Education Innovation That Starts With Neuroscience

Reimagining Education. Empowering Minds. Leading Change.

Designing a curriculum using design thinking.

In this next article of my series on curriculum redesign in middle years Science, I aim to weave together the foundational ideas established in my previous pieces – defining curriculum intent and using research to inform choices. This article will focus on how these processes utilised the design thinking principles, and helping to shape the core question driving our curriculum redesign.

This article will explore the unique journey of curriculum redesign that began, somewhat unconventionally, with a reflective phase. Unlike the typical starting point of design thinking, which is identifying a specific problem or question, this process commenced with a deep dive into the existing curriculum’s rationale, its alignment with broader educational goals, and its effectiveness in preparing students for future learning stages.

Through this introspective journey, I recognised how personal biases and perceptions could significantly shape curriculum design.
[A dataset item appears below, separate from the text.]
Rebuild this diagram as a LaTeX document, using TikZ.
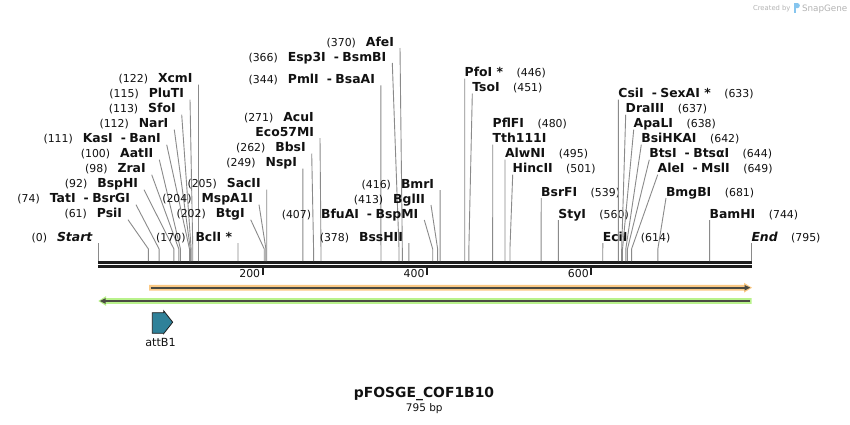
\documentclass[tikz,border=0pt]{standalone}
\usepackage{fontspec}
\setmainfont{DejaVu Sans}
\definecolor{ink}{HTML}{111111}
\definecolor{bbone}{HTML}{1E1E1E}
\definecolor{connc}{HTML}{8A8A8A}
\definecolor{orgF}{HTML}{FBC985}
\definecolor{grnF}{HTML}{B9F28C}
\definecolor{fline}{HTML}{4A4A42}
\definecolor{attc}{HTML}{2F8199}
\definecolor{wm}{HTML}{B4B4B4}
\definecolor{logoc}{HTML}{86C5EE}
\newcommand\nm[1]{{\fontsize{12.4}{14}\selectfont\bfseries #1}}
\newcommand\nb[1]{{\fontsize{10.9}{13}\selectfont #1}}
\newcommand\lgap{\hspace{10pt}}
\newcommand\rgap{\hspace{13.5pt}}
\newcommand\dsh{\hspace{8pt}-\hspace{3.5pt}}
\tikzset{
  lab/.style={inner sep=0pt, outer sep=0pt, text=ink},
  conn/.style={draw=connc, line width=0.9pt},
  tick/.style={draw=bbone, line width=1.8pt},
  bbl/.style={draw=bbone},
  fl/.style={draw=fline, line width=1.6pt},
}
% left-hand label: id, attach x, baseline, bp, text
\newcommand\Lsite[5]{%
  \node[lab,anchor=base east] (#1) at ({#2-6},#3) {#5};
  \coordinate (#1a) at ([shift={(6,2)}]#1.base east);
  \coordinate (#1k) at ({98.3+#4*0.82164},249);
  \coordinate (#1s) at ({98.3+#4*0.82164},261);
  \draw[conn] (#1a) -- (#1k) -- (#1s);}
% right-hand label: id, attach x, baseline, bp, text
\newcommand\Rsite[5]{%
  \node[lab,anchor=base west] (#1) at (#2,#3) {#5};
  \coordinate (#1a) at ([shift={(0,2)}]#1.base west);
  \coordinate (#1k) at ({98.3+#4*0.82164},249);
  \coordinate (#1s) at ({98.3+#4*0.82164},261);
  \draw[conn] (#1a) -- (#1k) -- (#1s);}
\begin{document}
\begin{tikzpicture}[x=1pt,y=-1pt]
\fill[white] (0,0) rectangle (850,424);
\path[use as bounding box] (0,0) rectangle (850,424);

% watermark
\node[lab,anchor=base east,text=wm] (wm1) at (790.5,10.5) {\fontsize{6.8}{8}\selectfont Created by};
\fill[logoc] (793.8,3) rectangle (795.8,12.5);
\fill[logoc] (795.8,3) -- (797.3,3) to[out=0,in=90] (799.8,5.6) to[out=-90,in=0] (797.3,8.2) -- (795.8,8.2) -- cycle;
\node[lab,anchor=base west,text=wm] (wm2) at (802,11) {\fontsize{8.8}{10}\selectfont SnapGene};

% backbone
\coordinate (b0) at (98.3,262.3);
\coordinate (b1) at (751.5,262.3);
\coordinate (c0) at (98.3,266.6);
\coordinate (c1) at (751.5,266.6);
\draw[bbl,line width=3pt] (b0) -- (b1);
\draw[bbl,line width=2.3pt] (c0) -- (c1);

% ticks
\foreach \v/\n in {200/t2,400/t4,600/t6}{
  \coordinate (\n a) at ({98.3+\v*0.82164},266);
  \coordinate (\n b) at ({98.3+\v*0.82164},275);
  \draw[tick] (\n a) -- (\n b);
  \node[lab,anchor=base east] (\n) at ({98.3+\v*0.82164-2.5},277.5) {\nb{\v}};
}

% features
\fill[orgF] (149,284.8) -- (744,284.8) -- (744,282.8) -- (752,287.7) -- (744,292.6) -- (744,290.6) -- (149,290.6) -- cycle;
\draw[fl] (150.5,287.7) -- (746,287.7);
\fill[fline] (744.5,284.9) -- (750.2,287.7) -- (744.5,290.5) -- cycle;

\fill[grnF] (751.7,298.1) -- (106,298.1) -- (106,296.1) -- (98.3,301) -- (106,305.9) -- (106,303.9) -- (751.7,303.9) -- cycle;
\draw[fl] (750,301) -- (103.5,301);
\fill[fline] (105.5,298.2) -- (99.8,301) -- (105.5,303.8) -- cycle;

% attB1
\filldraw[fill=attc,draw=bbone,line width=0.8pt] (152.3,312.7) -- (163.7,312.7) -- (163.7,310.8) -- (172.7,322.2) -- (163.7,333.6) -- (163.7,333.3) -- (152.3,333.3) -- cycle;
\node[lab,anchor=base] (att) at (160.5,346.5) {\fontsize{11.2}{13}\selectfont attB1};

% title
\node[lab,anchor=base] (title) at (424,397.7) {\fontsize{13.9}{16}\selectfont\bfseries pFOSGE\_COF1B10};
\node[lab,anchor=base] (len) at (424.3,411.3) {\fontsize{10.5}{12}\selectfont 795 bp};

% left group
\Lsite{start}{98.3}{241}{0}{\nb{(0)}\lgap\nm{\itshape Start}}
\Lsite{psi}{128}{217.7}{61}{\nb{(61)}\lgap\nm{PsiI}}
\Lsite{tat}{136}{202.7}{74}{\nb{(74)}\lgap\nm{TatI\dsh BsrGI}}
\Lsite{bsph}{144}{187.7}{92}{\nb{(92)}\lgap\nm{BspHI}}
\Lsite{zra}{151.7}{172.7}{98}{\nb{(98)}\lgap\nm{ZraI}}
\Lsite{aat}{159.3}{157.7}{100}{\nb{(100)}\lgap\nm{AatII}}
\Lsite{kas}{166.7}{142.7}{111}{\nb{(111)}\lgap\nm{KasI\dsh BanI}}
\Lsite{nar}{174.3}{127.7}{112}{\nb{(112)}\lgap\nm{NarI}}
\Lsite{sfo}{181.7}{112.7}{113}{\nb{(113)}\lgap\nm{SfoI}}
\Lsite{plu}{190}{97.7}{115}{\nb{(115)}\lgap\nm{PluTI}}
\Lsite{xcm}{198.5}{82.7}{122}{\nb{(122)}\lgap\nm{XcmI}}

% middle-left group
\Lsite{bcl}{238}{241}{170}{\nb{(170)}\lgap\nm{BclI *}}
\Lsite{btg}{250.7}{217.7}{202}{\nb{(202)}\lgap\nm{BtgI}}
\Lsite{msp}{259}{202.7}{204}{\nb{(204)}\lgap\nm{MspA1I}}
\Lsite{sac}{266.7}{187.7}{205}{\nb{(205)}\lgap\nm{SacII}}

% middle group
\Lsite{nsp}{302.9}{166.5}{249}{\nb{(249)}\lgap\nm{NspI}}
\Lsite{bbs}{311.7}{151.5}{262}{\nb{(262)}\lgap\nm{BbsI}}
\Lsite{eco}{320}{136.2}{271}{\nm{Eco57MI}}
\node[lab,anchor=base east] (acu) at (313.7,121.2) {\nb{(271)}\lgap\nm{AcuI}};
\Lsite{pml}{380.9}{83.3}{344}{\nb{(344)}\lgap\nm{PmlI\dsh BsaAI}}
\Lsite{esp}{392.3}{61}{366}{\nb{(366)}\lgap\nm{Esp3I\dsh BsmBI}}
\Lsite{afe}{400}{46}{370}{\nb{(370)}\lgap\nm{AfeI}}
\Lsite{bss}{408.9}{241}{378}{\nb{(378)}\lgap\nm{BssHII}}
\Lsite{bfu}{424.3}{218}{407}{\nb{(407)}\lgap\nm{BfuAI\dsh BspMI}}
\Lsite{bgl}{431}{203}{413}{\nb{(413)}\lgap\nm{BglII}}
\Lsite{bmr}{440.1}{188}{416}{\nb{(416)}\lgap\nm{BmrI}}

% right group
\Rsite{pfo}{464.7}{76.7}{446}{\nm{PfoI *}\rgap\nb{(446)}}
\Rsite{tso}{472.3}{91.7}{451}{\nm{TsoI}\rgap\nb{(451)}}
\node[lab,anchor=base west] (pfl) at (492.7,127.7) {\nm{PflFI}\rgap\nb{(480)}};
\Rsite{tth}{492.7}{142.7}{480}{\nm{Tth111I}}
\Rsite{alw}{505}{157.7}{495}{\nm{AlwNI}\rgap\nb{(495)}}
\Rsite{hinc}{512.7}{172.7}{501}{\nm{HincII}\rgap\nb{(501)}}
\Rsite{bsrf}{541.2}{196}{539}{\nm{BsrFI}\rgap\nb{(539)}}
\Rsite{sty}{558.4}{218}{560}{\nm{StyI}\rgap\nb{(560)}}
\Rsite{eci}{602.8}{241}{614}{\nm{EciI}\rgap\nb{(614)}}
\Rsite{csi}{618.4}{97.7}{633}{\nm{CsiI\dsh SexAI *}\rgap\nb{(633)}}
\Rsite{dra}{625.7}{112.7}{637}{\nm{DraIII}\rgap\nb{(637)}}
\Rsite{apa}{633.7}{127.7}{638}{\nm{ApaLI}\rgap\nb{(638)}}
\Rsite{bsih}{641.3}{142.7}{642}{\nm{BsiHKAI}\rgap\nb{(642)}}
\Rsite{bts}{649.3}{157.7}{644}{\nm{BtsI\dsh BtsαI}\rgap\nb{(644)}}
\Rsite{ale}{657.7}{172.7}{649}{\nm{AleI\dsh MslI}\rgap\nb{(649)}}
\Rsite{bmg}{666}{196}{681}{\nm{BmgBI}\rgap\nb{(681)}}
\Rsite{bam}{709.6}{218}{744}{\nm{BamHI}\rgap\nb{(744)}}
\Rsite{endl}{751.5}{241}{795}{\nm{\itshape End}\rgap\nb{(795)}}
\end{tikzpicture}
\end{document}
This realisation was a crucial theme in my first article, which focused on defining the curriculum’s intent – what we want, need, and should teach. The second article extended this discussion by emphasising the importance of grounding curriculum choices in solid research.

The current phase of the redesign process involved a thorough analysis of our existing teaching content against external exam specifications and national curriculum standards. This assessment uncovered a predominance of content-focused teaching, overshadowing the core aspects of science as a discipline rooted in inquiry, research, and procedural understanding. This insight led to formulating the central problem statement/question for our curriculum redesign;

“How can we prepare learners for tomorrow’s world, ensuring that science education not only meets the immediate requirements of their next educational stage but also equips them for a future filled with uncertainties?”

With the problem statement/question set, the task at hand can be delved into, ideating middle years Science curricula. The question itself is carefully crafted. Schools always have a pathway, a plan, for students to follow; in other words, the next step for students is marked and clear. We had a decision to make; do we prepare our students for ‘our’ next steps, or do we prepare them for any? And what does tomorrows world look like? Ultimately, as an international school with a transient population, it is not only ethical but right to prepare learners for ‘any’ next stage, even if that makes the task at hand harder, and embedding our ideas into what tomorrow’s world will look like is ambiguous yet exciting. Another opportunity for research and reflection present itself as a precursor to the next stage of the process. 

This comprehensive approach ties together the concepts of curriculum intent and research-based decision-making, illustrating how they have informed and shaped the crucial question at the heart of our curriculum redesign. In the next article I will continue to build on the process, as it progresses and sharing the next stage of the curriculum redesign process; ideation.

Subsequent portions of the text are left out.